Pourquoi l’or noir du pétrole ne peut plus sauver le Nigéria

2023, Le monde qui vient (46/56). L’économie nigériane s’enfonce dans la crise, la croissance s’annonce poussive, alors Les Nigérians doivent désigner le 25 février le successeur du président Muhammadu Buhari. 

Le sort de l’Afrique subsaharienne est lié à celui du Nigeria. Un Sud-Saharien sur six est nigérian, et l’économie nigériane est la plus importante du continent. Un Nigeria prospère tire ses voisins vers le haut; s’il trébuche, il les entraîne dans sa chute. Il est donc problématique de constater que de 2015 à 2020 la croissance économique a été si lente que les Nigérians ordinaires se sont appauvris en termes réels.

Une partie du problème provient de la baisse du prix des matières premières en 2015. Mais l’essentiel des dégâts a été auto-infligé. En 2019, le gouvernement a fermé les frontières terrestres à la totalité des marchandises, officiellement pour empêcher les contrebandiers de concurrencer les producteurs locaux.

Il s’en est suivi une hausse de l’inflation. Les efforts déployés pour soutenir le taux de change a rendu difficile pour les entreprises d’importer des composants de base. La banque centrale dût dévaluer le naira à de multiples reprises. Et puis est arrivée la pandémie.

Post-rebond pandémique

Dans ces ténèbres, quelques lueurs d’espoir: en 2021 et 2022, la croissance a légèrement accéléré, boostée par le rebond post-pandémique et un prix du pétrole en hausse. Les start-up florissent à Lagos, la capitale commerciale. Nollywood, le rival d’Hollywood, produit environ 2.500 films par an, ce qui en fait en volume la deuxième industrie cinématographique mondiale.

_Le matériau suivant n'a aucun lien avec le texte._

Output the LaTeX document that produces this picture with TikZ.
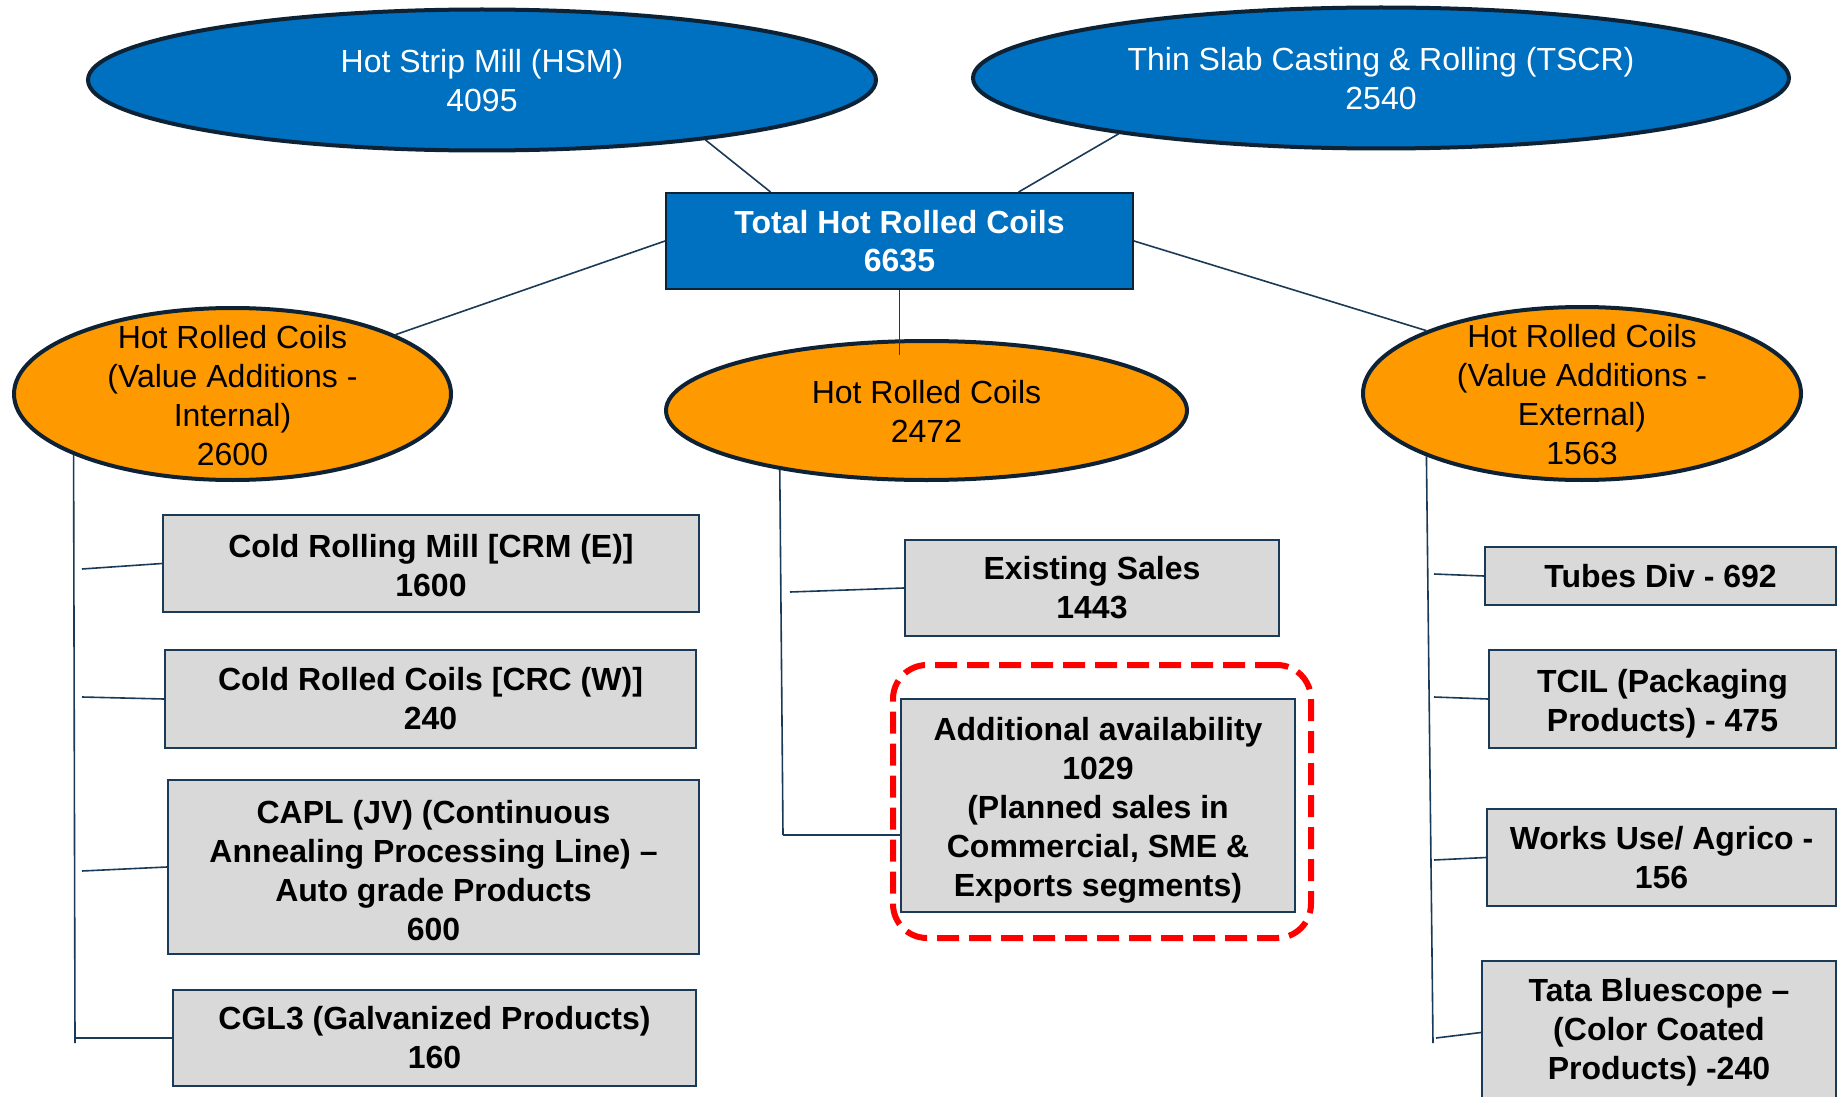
\documentclass[tikz,border=0pt]{standalone}
\usepackage{fontspec}
\setmainfont{Liberation Sans}
\usetikzlibrary{shapes.geometric,calc}
\definecolor{hblue}{HTML}{0070C0}
\definecolor{horange}{HTML}{FF9900}
\definecolor{hgray}{HTML}{D9D9D9}
\definecolor{hnavy}{HTML}{0E2236}
\definecolor{hline}{HTML}{1B3A57}
\definecolor{hred}{HTML}{FF0000}
\newcommand\txdn[1]{\rule{0pt}{#1}}
\begin{document}
\begin{tikzpicture}[x=0.5pt,y=-0.5pt,
  font=\fontsize{16pt}{19.5pt}\selectfont,
  blueell/.style={ellipse, draw=hnavy, line width=2pt, fill=hblue, inner sep=0pt},
  orell/.style={ellipse, draw=hnavy, line width=2pt, fill=horange, inner sep=0pt},
  ltxt/.style={align=center, inner sep=0pt},
  graybox/.style={rectangle, draw=hline, line width=1pt, fill=hgray, align=center, inner sep=0pt, font=\fontsize{16pt}{19.5pt}\selectfont\bfseries},
  conn/.style={draw=hline, line width=0.8pt},
  hilite/.style={rectangle, draw=hred, line width=3pt, rounded corners=17pt, dash pattern=on 11pt off 5pt, inner sep=0pt}
]
\useasboundingbox[fill=white] (0,0) rectangle (1843,1097);

% top ellipses
\node[blueell, minimum width=394pt, minimum height=70.5pt] (hsm) at (482,80) {};
\node[ltxt, text=white] (hsmt) at (482,81) {Hot Strip Mill (HSM)\\4095};
\node[blueell, minimum width=408pt, minimum height=70.5pt] (tscr) at (1381,78) {};
\node[ltxt, text=white] (tscrt) at (1381,79) {Thin Slab Casting \& Rolling (TSCR)\\2540};

% total
\node[rectangle, draw=hnavy, line width=1pt, fill=hblue, text=white, align=center,
      minimum width=233.5pt, minimum height=48pt, inner sep=0pt,
      font=\fontsize{16pt}{19pt}\selectfont\bfseries] (total) at (899.5,241) {Total Hot Rolled Coils\\6635};

% orange ellipses
\node[orell, minimum width=218.5pt, minimum height=86pt] (hrcI) at (232.5,394) {};
\node[ltxt] (hrcIt) at (232.5,396) {Hot Rolled Coils\\(Value Additions -\\Internal)\\2600};
\node[orell, minimum width=260.5pt, minimum height=69.5pt] (hrcM) at (926.5,410.5) {};
\node[ltxt] (hrcMt) at (926.5,411) {Hot Rolled Coils\\2472};
\node[orell, minimum width=219pt, minimum height=86.5pt] (hrcE) at (1582,393.5) {};
\node[ltxt] (hrcEt) at (1582,395) {Hot Rolled Coils\\(Value Additions -\\External)\\1563};

% left boxes
\node[graybox, minimum width=268pt, minimum height=48.5pt] (crm) at (431,563.5) {\txdn{14pt}Cold Rolling Mill [CRM (E)]\\1600};
\node[graybox, minimum width=265.5pt, minimum height=49pt] (crc) at (430.5,699) {Cold Rolled Coils [CRC (W)]\\240};
\node[graybox, minimum width=265.5pt, minimum height=87pt] (capl) at (433.5,867) {\txdn{15.2pt}CAPL (JV) (Continuous\\Annealing Processing Line) –\\Auto grade Products\\600};
\node[graybox, minimum width=261.5pt, minimum height=48pt] (cgl) at (434.5,1038) {CGL3 (Galvanized Products)\\160};

% middle boxes
\node[graybox, minimum width=187pt, minimum height=48pt] (exist) at (1092,588) {Existing Sales\\1443};
\node[graybox, minimum width=197pt, minimum height=106.5pt] (addl) at (1098,805.5) {\txdn{16.4pt}Additional availability\\1029\\(Planned sales in\\Commercial, SME \&\\Exports segments)};

% right boxes
\node[graybox, minimum width=175.5pt, minimum height=29pt] (tubes) at (1660.5,576) {Tubes Div - 692};
\node[graybox, minimum width=173.5pt, minimum height=49pt] (tcil) at (1662.5,699) {\txdn{16.4pt}TCIL (Packaging\\Products) - 475};
\node[graybox, minimum width=174.5pt, minimum height=48.5pt] (works) at (1661.5,857.5) {Works Use/ Agrico -\\156};
\node[graybox, minimum width=177pt, minimum height=71.5pt] (tata) at (1659,1032.5) {Tata Bluescope –\\(Color Coated\\Products) -240};

% connectors top
\draw[conn] (hsm.-15) -- ($(total.north west)!0.225!(total.north east)$);
\draw[conn] (tscr.192.5) -- ($(total.north west)!0.754!(total.north east)$);
\draw[conn] (total.west) -- (hrcI.20.7);
\draw[conn] (total.east) -- (hrcE.158);
\coordinate (mtop) at (899.5,355);
\draw[conn] (total.south) -- (mtop);

% left tree
\coordinate (lbot) at (75,1043);
\coordinate (l1) at (82,569);
\coordinate (l2) at (82,697);
\coordinate (l3) at (82,871);
\coordinate (l4) at (75,1038);
\draw[conn] (hrcI.201.5) -- (lbot);
\draw[conn] (l1) -- (crm.west);
\draw[conn] (l2) -- (crc.west);
\draw[conn] (l3) -- (capl.west);
\draw[conn] (l4) -- (cgl.west);

% middle tree
\coordinate (mbot) at (783,835);
\coordinate (m1) at (790,592);
\draw[conn] (hrcM.202.5) -- (mbot);
\draw[conn] (m1) -- (exist.west);
\draw[conn] (mbot) -- (mbot -| addl.west);

% right tree
\coordinate (rbot) at (1433,1043);
\coordinate (r1) at (1434,574);
\coordinate (r2) at (1434,697);
\coordinate (r3) at (1434,860);
\coordinate (r4) at (1436,1038);
\draw[conn] (hrcE.202) -- (rbot);
\draw[conn] (r1) -- (tubes.west);
\draw[conn] (r2) -- (tcil.west);
\draw[conn] (r3) -- (works.west);
\draw[conn] (r4) -- (tata.west);

% red dashed highlight
\node[hilite, minimum width=209pt, minimum height=136.5pt] (hl) at (1102,801.5) {};
\end{tikzpicture}
\end{document}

Pourtant les stars économiques sont trop peu nombreuses et trop concentrées à Lagos pour tirer vers le haut la majorité des 220 millions d’habitants du pays.

Des candidats à la présidentielle corrompus

Susciter un boom de plus grande ampleur exigerait de sérieuses réformes économiques. L’élection présidentielle de février devrait voir la fin de la présidence faillie de Muhammadu Buhari, mais les autres candidats sont tous issus de la même clique d’élites kleptocratiques.

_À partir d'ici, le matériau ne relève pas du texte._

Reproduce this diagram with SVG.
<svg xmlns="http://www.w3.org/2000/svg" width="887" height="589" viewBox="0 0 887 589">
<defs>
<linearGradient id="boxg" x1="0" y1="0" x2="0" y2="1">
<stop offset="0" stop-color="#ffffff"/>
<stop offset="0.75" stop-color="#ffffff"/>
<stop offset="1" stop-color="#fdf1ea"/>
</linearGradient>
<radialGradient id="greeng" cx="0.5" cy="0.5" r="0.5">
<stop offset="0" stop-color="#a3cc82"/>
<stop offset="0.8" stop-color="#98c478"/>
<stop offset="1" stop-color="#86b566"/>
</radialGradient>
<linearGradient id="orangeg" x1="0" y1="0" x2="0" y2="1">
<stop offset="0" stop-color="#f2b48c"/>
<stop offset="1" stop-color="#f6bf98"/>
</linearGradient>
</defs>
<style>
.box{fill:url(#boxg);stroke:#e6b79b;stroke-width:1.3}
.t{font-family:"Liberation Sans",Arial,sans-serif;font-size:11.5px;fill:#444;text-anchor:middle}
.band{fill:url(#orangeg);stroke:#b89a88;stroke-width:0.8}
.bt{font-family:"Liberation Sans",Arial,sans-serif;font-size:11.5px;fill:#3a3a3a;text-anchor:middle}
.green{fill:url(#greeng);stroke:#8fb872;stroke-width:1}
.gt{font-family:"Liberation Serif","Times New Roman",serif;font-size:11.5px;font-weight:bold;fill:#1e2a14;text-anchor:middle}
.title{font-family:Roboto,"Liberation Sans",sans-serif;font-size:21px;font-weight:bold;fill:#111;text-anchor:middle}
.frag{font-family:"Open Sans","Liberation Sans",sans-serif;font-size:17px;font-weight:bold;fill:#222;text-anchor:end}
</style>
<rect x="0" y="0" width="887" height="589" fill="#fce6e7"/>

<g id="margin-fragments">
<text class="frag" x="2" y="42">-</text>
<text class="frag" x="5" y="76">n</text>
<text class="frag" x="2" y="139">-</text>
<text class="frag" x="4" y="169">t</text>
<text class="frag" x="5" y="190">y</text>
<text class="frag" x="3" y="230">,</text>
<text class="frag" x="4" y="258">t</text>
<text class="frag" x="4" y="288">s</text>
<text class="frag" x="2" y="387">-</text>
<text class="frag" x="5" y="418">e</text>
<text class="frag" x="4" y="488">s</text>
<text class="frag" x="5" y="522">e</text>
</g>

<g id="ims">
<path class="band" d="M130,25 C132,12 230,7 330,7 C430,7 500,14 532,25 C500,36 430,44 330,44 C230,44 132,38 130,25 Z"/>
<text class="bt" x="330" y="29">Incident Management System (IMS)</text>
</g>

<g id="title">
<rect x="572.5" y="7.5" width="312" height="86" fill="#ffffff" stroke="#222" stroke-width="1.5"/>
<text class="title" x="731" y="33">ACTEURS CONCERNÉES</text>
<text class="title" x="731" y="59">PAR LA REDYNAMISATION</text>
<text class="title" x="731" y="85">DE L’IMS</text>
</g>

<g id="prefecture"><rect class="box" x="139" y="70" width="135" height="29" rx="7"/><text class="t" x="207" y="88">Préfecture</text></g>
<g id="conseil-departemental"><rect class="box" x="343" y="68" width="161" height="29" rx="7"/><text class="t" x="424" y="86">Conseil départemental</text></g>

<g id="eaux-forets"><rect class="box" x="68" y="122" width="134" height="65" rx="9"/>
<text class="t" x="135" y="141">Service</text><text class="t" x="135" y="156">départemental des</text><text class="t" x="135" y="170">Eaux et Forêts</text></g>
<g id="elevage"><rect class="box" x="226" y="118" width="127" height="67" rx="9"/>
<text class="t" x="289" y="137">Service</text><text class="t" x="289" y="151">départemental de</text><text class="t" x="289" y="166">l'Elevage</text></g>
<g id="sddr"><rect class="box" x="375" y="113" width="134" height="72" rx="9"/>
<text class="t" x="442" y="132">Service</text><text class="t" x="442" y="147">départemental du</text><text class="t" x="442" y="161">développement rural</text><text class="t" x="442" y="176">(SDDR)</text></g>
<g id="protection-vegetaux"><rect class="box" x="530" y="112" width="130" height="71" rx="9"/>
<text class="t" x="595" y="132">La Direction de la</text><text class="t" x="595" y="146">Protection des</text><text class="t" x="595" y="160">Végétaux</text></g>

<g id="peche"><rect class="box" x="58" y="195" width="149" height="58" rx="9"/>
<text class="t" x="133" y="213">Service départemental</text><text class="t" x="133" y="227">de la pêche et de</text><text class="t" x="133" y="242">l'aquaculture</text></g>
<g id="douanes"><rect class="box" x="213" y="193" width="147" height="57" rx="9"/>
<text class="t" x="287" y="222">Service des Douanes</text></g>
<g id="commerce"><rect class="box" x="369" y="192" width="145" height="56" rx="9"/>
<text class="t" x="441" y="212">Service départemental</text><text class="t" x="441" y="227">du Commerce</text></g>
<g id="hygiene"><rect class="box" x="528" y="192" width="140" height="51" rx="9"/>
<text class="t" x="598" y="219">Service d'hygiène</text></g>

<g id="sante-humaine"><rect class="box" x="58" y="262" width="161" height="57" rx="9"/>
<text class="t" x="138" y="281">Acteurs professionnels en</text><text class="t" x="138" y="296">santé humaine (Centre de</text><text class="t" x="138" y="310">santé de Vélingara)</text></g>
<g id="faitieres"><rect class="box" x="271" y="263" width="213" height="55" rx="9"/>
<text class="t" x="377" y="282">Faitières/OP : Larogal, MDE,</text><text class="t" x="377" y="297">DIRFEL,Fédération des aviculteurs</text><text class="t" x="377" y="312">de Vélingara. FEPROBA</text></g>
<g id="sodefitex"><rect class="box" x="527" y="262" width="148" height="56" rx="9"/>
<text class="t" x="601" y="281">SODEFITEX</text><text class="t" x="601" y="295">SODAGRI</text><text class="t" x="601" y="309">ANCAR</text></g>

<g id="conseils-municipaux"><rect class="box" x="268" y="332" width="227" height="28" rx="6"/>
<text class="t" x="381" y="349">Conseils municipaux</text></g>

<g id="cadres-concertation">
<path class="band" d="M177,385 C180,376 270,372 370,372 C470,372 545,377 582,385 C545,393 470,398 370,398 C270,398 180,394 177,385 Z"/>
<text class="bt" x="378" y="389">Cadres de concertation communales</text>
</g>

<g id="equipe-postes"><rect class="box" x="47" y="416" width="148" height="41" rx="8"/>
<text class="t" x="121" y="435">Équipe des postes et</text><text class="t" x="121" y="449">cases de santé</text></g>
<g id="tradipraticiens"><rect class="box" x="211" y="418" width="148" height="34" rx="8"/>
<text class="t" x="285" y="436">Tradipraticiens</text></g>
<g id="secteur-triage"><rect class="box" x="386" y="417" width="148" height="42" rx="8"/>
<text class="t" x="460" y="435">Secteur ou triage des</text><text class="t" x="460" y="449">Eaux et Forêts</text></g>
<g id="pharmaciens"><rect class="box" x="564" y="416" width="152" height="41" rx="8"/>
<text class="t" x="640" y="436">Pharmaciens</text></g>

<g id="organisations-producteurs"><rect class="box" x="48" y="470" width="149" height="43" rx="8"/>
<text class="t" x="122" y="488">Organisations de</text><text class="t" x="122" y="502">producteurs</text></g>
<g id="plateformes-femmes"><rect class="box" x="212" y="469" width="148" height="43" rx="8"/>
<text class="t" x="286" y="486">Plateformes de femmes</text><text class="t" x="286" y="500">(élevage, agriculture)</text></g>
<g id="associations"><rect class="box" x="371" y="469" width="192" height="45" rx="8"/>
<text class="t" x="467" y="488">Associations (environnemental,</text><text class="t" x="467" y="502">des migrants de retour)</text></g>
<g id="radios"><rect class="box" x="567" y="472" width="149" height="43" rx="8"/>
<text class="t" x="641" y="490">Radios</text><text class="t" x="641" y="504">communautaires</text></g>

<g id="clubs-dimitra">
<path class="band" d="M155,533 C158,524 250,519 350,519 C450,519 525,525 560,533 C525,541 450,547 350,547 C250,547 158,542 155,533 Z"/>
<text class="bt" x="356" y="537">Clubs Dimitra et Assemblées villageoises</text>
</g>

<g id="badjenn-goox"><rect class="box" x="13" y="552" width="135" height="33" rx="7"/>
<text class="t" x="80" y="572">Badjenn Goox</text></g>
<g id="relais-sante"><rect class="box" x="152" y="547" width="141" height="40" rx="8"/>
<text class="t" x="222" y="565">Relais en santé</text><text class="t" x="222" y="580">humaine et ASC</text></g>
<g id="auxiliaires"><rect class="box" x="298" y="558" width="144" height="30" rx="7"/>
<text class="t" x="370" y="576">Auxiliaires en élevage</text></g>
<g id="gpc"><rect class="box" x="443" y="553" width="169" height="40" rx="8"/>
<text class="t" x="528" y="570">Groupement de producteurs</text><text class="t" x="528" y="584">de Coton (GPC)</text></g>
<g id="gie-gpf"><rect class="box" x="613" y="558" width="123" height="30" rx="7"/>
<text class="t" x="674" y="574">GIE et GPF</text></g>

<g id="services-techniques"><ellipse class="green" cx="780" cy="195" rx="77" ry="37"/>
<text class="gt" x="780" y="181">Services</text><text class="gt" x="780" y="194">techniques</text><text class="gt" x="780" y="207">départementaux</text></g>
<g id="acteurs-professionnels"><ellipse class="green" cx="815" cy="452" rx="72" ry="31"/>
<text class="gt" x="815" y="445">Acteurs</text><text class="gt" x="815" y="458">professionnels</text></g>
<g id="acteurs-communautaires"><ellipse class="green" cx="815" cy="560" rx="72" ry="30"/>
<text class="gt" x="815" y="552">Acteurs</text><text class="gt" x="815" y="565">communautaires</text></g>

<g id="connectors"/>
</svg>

Et les deux principaux partis promeuvent les mêmes politiques « étatiques, protectionnistes et souvent contre-productives », met en garde Matthew Page, du cercle de réflexion Chatham House.

L’insécurité généralisée entrave également la croissance. Dans le nord-est, le groupe djihadiste Etat islamique en Afrique de l’Ouest a progressé en direction de la capitale, Abuja. Dans le nord-ouest, les milices ciblent les civils pour les kidnapper ou leur extorquer de l’argent.

Argent facile

Des questions économiques plus terre-à-terre n’augurent également rien de bon. L’inflation a frôlé les 20% en juillet, un record depuis dix-sept ans. La réduire exigera des hausses d’impôts et un refroidissement de l’économie.

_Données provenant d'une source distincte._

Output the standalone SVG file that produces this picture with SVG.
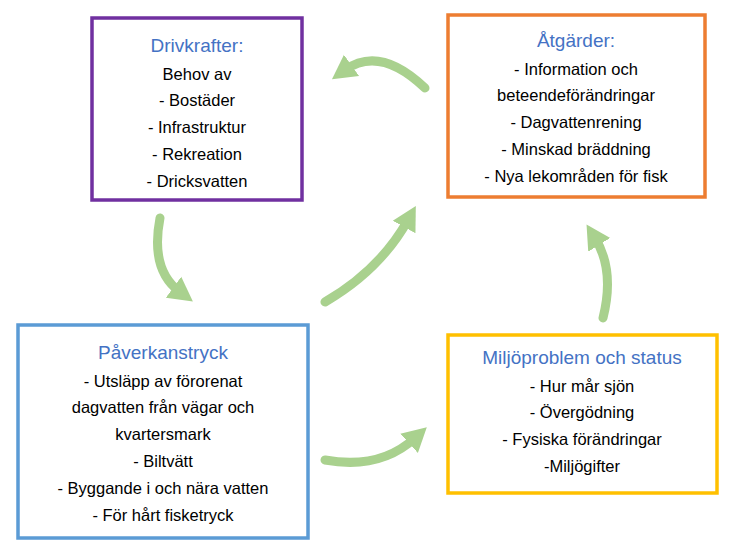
<svg xmlns="http://www.w3.org/2000/svg" width="745" height="555" viewBox="0 0 745 555">
<style>
.box{fill:#fff;stroke-width:3.5}
.t{font-family:"Liberation Sans",Arial,sans-serif;font-size:19px;fill:#4472C4;text-anchor:middle}
.b{font-family:"Liberation Sans",Arial,sans-serif;font-size:16.5px;fill:#000;text-anchor:middle}
.c{fill:none;stroke:#A9D18E;stroke-width:9;stroke-linecap:round}
</style>
<defs>
<marker id="ah" markerUnits="userSpaceOnUse" markerWidth="30" markerHeight="30" refX="8" refY="15" orient="auto">
<path d="M0,2 L24,15 L0,28 Z" fill="#A9D18E"/>
</marker>
</defs>
<rect width="745" height="555" fill="#fff"/>
<g id="drivkrafter">
<rect class="box" x="92" y="18" width="210" height="182" stroke="#7030A0"/>
<text class="t" x="197" y="52">Drivkrafter:</text>
<text class="b" x="197" y="80">Behov av</text>
<text class="b" x="197" y="106">- Bostäder</text>
<text class="b" x="197" y="133">- Infrastruktur</text>
<text class="b" x="197" y="160">- Rekreation</text>
<text class="b" x="197" y="187">- Dricksvatten</text>
</g>
<g id="atgarder">
<rect class="box" x="448" y="15" width="257" height="182" stroke="#ED7D31"/>
<text class="t" x="576" y="47">Åtgärder:</text>
<text class="b" x="576" y="75">- Information och</text>
<text class="b" x="576" y="101">beteendeförändringar</text>
<text class="b" x="576" y="128">- Dagvattenrening</text>
<text class="b" x="576" y="155">- Minskad bräddning</text>
<text class="b" x="576" y="182">- Nya lekområden för fisk</text>
</g>
<g id="paverkanstryck">
<rect class="box" x="18" y="325" width="290" height="213" stroke="#5B9BD5"/>
<text class="t" x="163" y="359">Påverkanstryck</text>
<text class="b" x="163" y="387">- Utsläpp av förorenat</text>
<text class="b" x="163" y="413">dagvatten från vägar och</text>
<text class="b" x="163" y="440">kvartersmark</text>
<text class="b" x="163" y="467">- Biltvätt</text>
<text class="b" x="163" y="494">- Byggande i och nära vatten</text>
<text class="b" x="163" y="521">- För hårt fisketryck</text>
</g>
<g id="miljoproblem">
<rect class="box" x="448" y="335" width="269" height="158" stroke="#FFC000"/>
<text class="t" x="582" y="364">Miljöproblem och status</text>
<text class="b" x="582" y="392">- Hur mår sjön</text>
<text class="b" x="582" y="418">- Övergödning</text>
<text class="b" x="582" y="445">- Fysiska förändringar</text>
<text class="b" x="582" y="472">-Miljögifter</text>
</g>
<g id="connectors">
<path class="c" d="M425,88 Q380,45 345,70" marker-end="url(#ah)"/>
<path class="c" d="M160,218 Q150,270 180,292" marker-end="url(#ah)"/>
<path class="c" d="M325,302 Q380,270 408,220" marker-end="url(#ah)"/>
<path class="c" d="M325,460 Q380,470 415,438" marker-end="url(#ah)"/>
<path class="c" d="M603,318 Q615,270 595,238" marker-end="url(#ah)"/>
</g>
</svg>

Le service de la dette est lui aussi préoccupant du fait que le gouvernement ne collecte que très peu de recettes fiscales. Même un boom prolongé des prix du pétrole pourrait ne pas constituer une bonne nouvelle. Bénéfique pour la balance des comptes courants et la croissance, il rognerait le portefeuille des consommateurs.

Plus gros producteur africain de pétrole, le Nigéria subventionne le carburant. Mais le coût de cette mesure est supérieur au supplément de recettes généré par les prix élevés du brut – l’effet net est « nul ou négatif », selon le ministre des Finances.

Tout cela pourrait amener le gouvernement à supprimer les subventions, libérant ainsi des ressources pour des secteurs ayant une meilleure chance de booster la croissance, comme les infrastructures et l’éducation.

Sur le long terme, l’importance déclinante du pétrole pourrait pousser le Nigeria à s’éloigner de son modèle actuel, dans lequel les élites se disputent le gâteau de l’or noir tout en ignorant leurs concitoyens. Sans l’argent facile du pétrole, elles devront développer le reste de l’économie. Hélas, il est plus probable que l’année 2023 soit marquée par une croissance poussive ponctuée de violences dévastatrices.